Same sex couple Terese Rowe (C) and Kristin Orbin
Same sex couple Terese Rowe (C) and Kristin Orbin wait to receive a marriage license application prior to a judge lifting the Proposition 8 stay on same sex marriages at City Hall in San Francisco, California August 12, 2010. REUTERS

District Judge Vaughn Walker handed down a potentially historic victory for the gay rights movement when he invalidated California's gay marriage ban last August. His ruling is being appealed and if the case reaches the Supreme Court, as is likely, the final decision will have profound implications.

But supporters of the ban are now charging that Vaughn's ruling should be thrown out because he is gay and was in a longterm relationship when he struck down the ban.
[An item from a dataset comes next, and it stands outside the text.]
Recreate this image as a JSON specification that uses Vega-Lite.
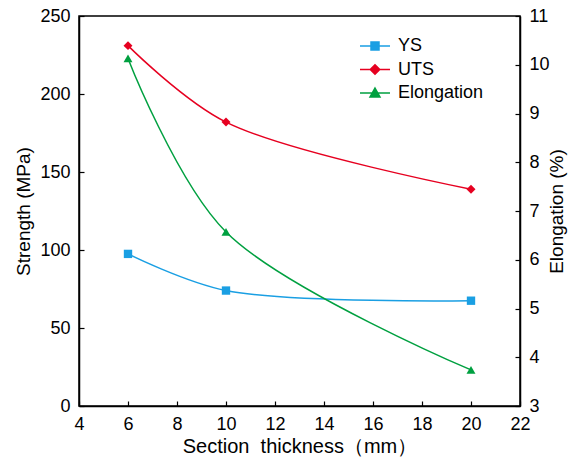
{
  "$schema": "https://vega.github.io/schema/vega-lite/v6.json",
  "autosize": "none",
  "width": 441,
  "height": 390,
  "padding": {"left": 79, "top": 16, "right": 52, "bottom": 53},
  "background": "white",
  "config": {
    "font": "Liberation Sans",
    "view": {"stroke": "black", "strokeWidth": 1.5},
    "axis": {
      "grid": false,
      "domainColor": "black",
      "domainWidth": 1.5,
      "tickColor": "black",
      "tickWidth": 1.2,
      "tickSize": -5,
      "labelFontSize": 18,
      "labelColor": "black",
      "titleFontSize": 19,
      "titleFontWeight": "normal",
      "titleColor": "black",
      "labelFont": "Liberation Sans",
      "titleFont": "Liberation Sans"
    }
  },
  "datasets": {
    "strength": [
      {"thickness": 6, "series": "YS", "value": 97.5},
      {"thickness": 10, "series": "YS", "value": 74},
      {"thickness": 20, "series": "YS", "value": 67.5},
      {"thickness": 6, "series": "UTS", "value": 231},
      {"thickness": 10, "series": "UTS", "value": 182},
      {"thickness": 20, "series": "UTS", "value": 139}
    ],
    "elong": [
      {"thickness": 6, "series": "Elongation", "value": 10.13},
      {"thickness": 10, "series": "Elongation", "value": 6.57},
      {"thickness": 20, "series": "Elongation", "value": 3.74}
    ]
  },
  "encoding": {
    "x": {
      "field": "thickness",
      "type": "quantitative",
      "scale": {"domain": [4, 22], "nice": false, "zero": false},
      "axis": {
        "values": [4, 6, 8, 10, 12, 14, 16, 18, 20, 22],
        "title": "Section\u00a0\u00a0thickness（mm）",
        "titleFontSize": 20,
        "labelPadding": 14,
        "titlePadding": 3,
        "labelFlush": false
      }
    }
  },
  "layer": [
    {
      "data": {"name": "strength"},
      "encoding": {
        "y": {
          "field": "value",
          "type": "quantitative",
          "scale": {"domain": [0, 250], "nice": false},
          "axis": {
            "orient": "left",
            "values": [0, 50, 100, 150, 200, 250],
            "title": "Strength (MPa)",
            "labelPadding": 14,
            "titleX": -56,
            "titleBaseline": "middle",
            "titleAngle": 270
          }
        }
      },
      "layer": [
        {
          "mark": {"type": "line", "interpolate": "catmull-rom", "strokeWidth": 1.5},
          "encoding": {
            "color": {
              "field": "series",
              "type": "nominal",
              "scale": {"domain": ["YS", "UTS", "Elongation"], "range": ["#1A9FE3", "#E60020", "#00A040"]},
              "legend": {
                "title": null,
                "orient": "none",
                "legendX": 287,
                "legendY": 21,
                "padding": 0,
                "labelFontSize": 18,
                "labelColor": "black",
                "labelFont": "Liberation Sans",
                "symbolSize": 100,
                "symbolStrokeWidth": 1.5,
                "labelOffset": 14,
                "rowPadding": 5.5,
                "values": ["YS", "UTS", "Elongation"],
                "encode": {
                  "symbols": {
                    "update": {
                      "shape": {"signal": "datum.value == 'YS' ? 'M-3,0H3M-0.8,-0.8H0.8V0.8H-0.8Z' : datum.value == 'UTS' ? 'M-3,0H3M0,-0.95L0.95,0L0,0.95L-0.95,0Z' : 'M-3,0H3M0,-1L1,0.8H-1Z'"},
                      "fill": {"signal": "datum.value == 'YS' ? '#1A9FE3' : datum.value == 'UTS' ? '#E60020' : '#00A040'"},
                      "stroke": {"signal": "datum.value == 'YS' ? '#1A9FE3' : datum.value == 'UTS' ? '#E60020' : '#00A040'"},
                      "opacity": {"value": 1}
                    }
                  }
                }
              }
            }
          }
        },
        {
          "transform": [{"filter": "datum.series == 'YS'"}],
          "mark": {"type": "point", "filled": true, "opacity": 1, "shape": "square", "size": 70, "color": "#1A9FE3"}
        },
        {
          "transform": [{"filter": "datum.series == 'UTS'"}],
          "mark": {"type": "point", "filled": true, "opacity": 1, "shape": "diamond", "size": 80, "color": "#E60020"}
        }
      ]
    },
    {
      "data": {"name": "elong"},
      "encoding": {
        "y": {
          "field": "value",
          "type": "quantitative",
          "scale": {"domain": [3, 11], "nice": false, "zero": false},
          "axis": {
            "orient": "right",
            "values": [3, 4, 5, 6, 7, 8, 9, 10, 11],
            "title": "Elongation (%)",
            "labelPadding": 14,
            "titleX": 36,
            "titleBaseline": "middle",
            "titleAngle": 270
          }
        }
      },
      "layer": [
        {
          "mark": {"type": "line", "interpolate": "catmull-rom", "strokeWidth": 1.5},
          "encoding": {
            "color": {
              "field": "series",
              "type": "nominal",
              "scale": {"domain": ["YS", "UTS", "Elongation"], "range": ["#1A9FE3", "#E60020", "#00A040"]}
            }
          }
        },
        {
          "mark": {"type": "point", "filled": true, "opacity": 1, "shape": "triangle-up", "size": 80, "color": "#00A040"}
        }
      ]
    }
  ],
  "resolve": {"scale": {"y": "independent"}}
}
Chief U.S. District Judge James Ware challenged that argument in court today, pressing lawyers on when a judge's background represents compromises impartiality.

If a reasonable person thought a black judge should recuse himself from a civil rights case, that would be sufficient to recuse the judge? Ware, who is African American, asked Charles Cooper, the attorney defending California's marriage ban.

Theodore Boutrous, an attorney for the same sex couples who first sued to overturn the ban, called the argument for invalidating Vaughn's ruling discriminatory.

Their motion is targeting Judge Walker's sexual orientation, no matter how they try to camouflage it, Boutrous said.